Conference Title:2005 Conference of the British Forum for Ethnomusicology
Sub-theme:Post Colonial Identity Construction in South Asian Dance & Music
Presentation by:Rekha Tandon
Venue:SOAS, University of London
Hosts:AHRB/SOAS
Date:12 - 15 April 2005
Abstract:Expanding odissi's physical parameters for contemporary audiences

The framework of 'classicism' that has been carefully put in place by odissi's founding Gurus in the 1950's, and loyally upheld ever since, has missed establishing procedures for ensuring natural growth in the tradition. If odissi is approached with a choreological perspective and understood as systems of movement, structures of choreography, as well as a psychological space experienced in present time containing defining structures of history and tradition rooted in tantric ritual, a basis for creative exploration with its language can be established. This allows the creation of new choreography that remains true to the fundamental strengths of classical Indian dance while making space for contemporary work.

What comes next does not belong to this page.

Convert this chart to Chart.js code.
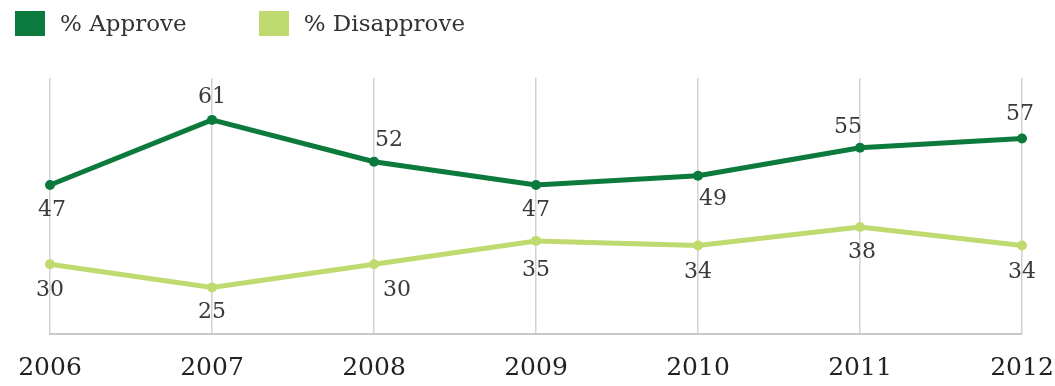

Conference Title:INTACH Vision 2020
Session:Linkage between Tangible and Intangible Heritage
Presentation Title:Orissan medieval temples as source material for the creation of odissi in the 20th century
Presentation by:Rekha Tandon
Venue:Ashoka Hotel, New Delhi
Date:2nd November 2004
Abstract:Orissan medieval temples as source material for the creation of odissi in the 20th century

This presentation showcases prominent Orissan shrines protected by the Archeological Survey of India and listed by the Indian National Trust for Art and Cultural Heritage (INTACH), from Bhubaneswar, Konark, Puri and their environs, dating between the 6th and 13th centuries AD. These are examined with the purpose of 'reading' them for an understanding of the important medieval Orissan ritual of dancing by devadasi or "servant-wives of God", that occurred as an essential component of worship from the 10th century onwards. This tradition inspired the creation of the odissi dance form in post Independence India.

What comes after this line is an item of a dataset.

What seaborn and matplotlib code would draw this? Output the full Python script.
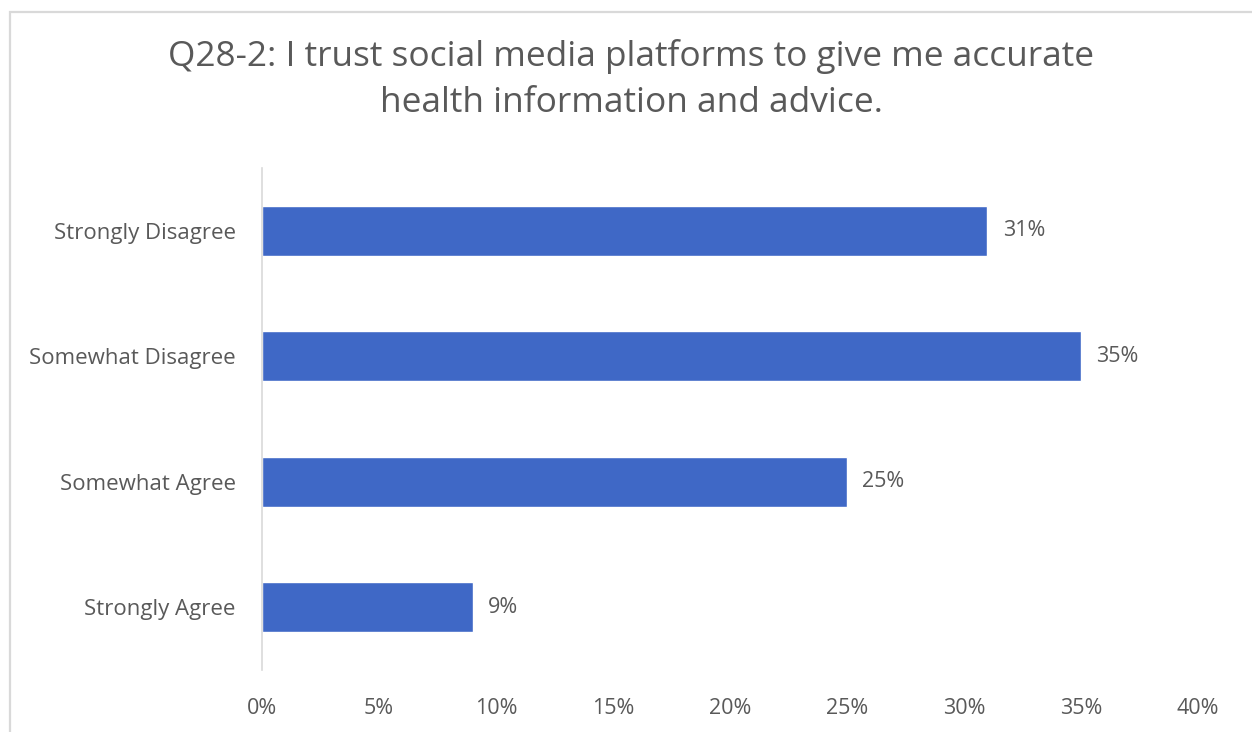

The thought environment that gave form to dance as worship by women 'married' to the deity occurred as an amalgamation of Shaivism, Shaktism and Vaishnavism, which is reflected in the form, structure and iconographic configuration of temple architecture seen through time. The dancing human form rendered as used in ritual dance provided a veritable directory of body positions that were incorporated into odissi's vocabulary by the first gurus of the tradition in the 1950's and 60's. Sculptural images of languorous maidens ornamenting temple surfaces reflect psychological states of meditative rapture, which draw the viewer into their enchanted world even centuries later.

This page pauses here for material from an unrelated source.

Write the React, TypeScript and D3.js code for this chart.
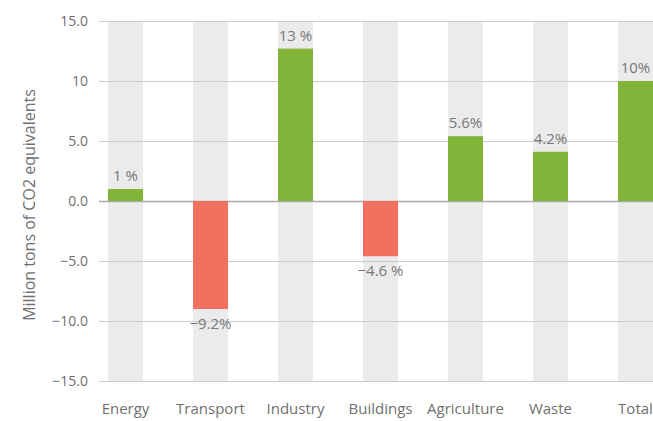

Conference Title:New Connectivity: Creative & Somatic Practices in Dance Education
Presentation by:Rekha Tandon
Venue:Laban Centre, London
Date:19th July 2003
Abstract: Odissi & the Tantric Body Map

The workshop explores the significance of the chakra body map in the consciousness transforming rituals of Tantric Hinduism, while focusing on its benefits to the practice of odissi as a dance discipline today. In doing this, it draws attention to the six principal chakras and their location in the spinal cord through practical kriya yoga techniques usually practiced in a state of stillness, adapted for dance training as movement meditations.

The method of technique training used in existing guru-shishya systems of odissi are discussed, drawing attention to the problems presented by this traditional learning mould. It is argued that the tantric body map can provide an invaluable personal reference point to the student-dancer while assimilating knowledge, a factor that is conspicuously absent in the traditional teaching environment.

Odissi dance patterns are introduced to workshop participants using the chakras as a point of focus for the origin of movement in the body. This allows the pivotal positions of chowk and tribhanga, often described as unnatural to the body by novices, to be embodied with focus and seeming ease.

For the dancer using odissi as a long-term body discipline, the tantric body map provides a path to an integration of the 'body-mind-consciousness' complex through dance, that is well entrenched in time tested systems of yoga. This constitutes a working link between dance and spirituality as defined by the Hindu tradition.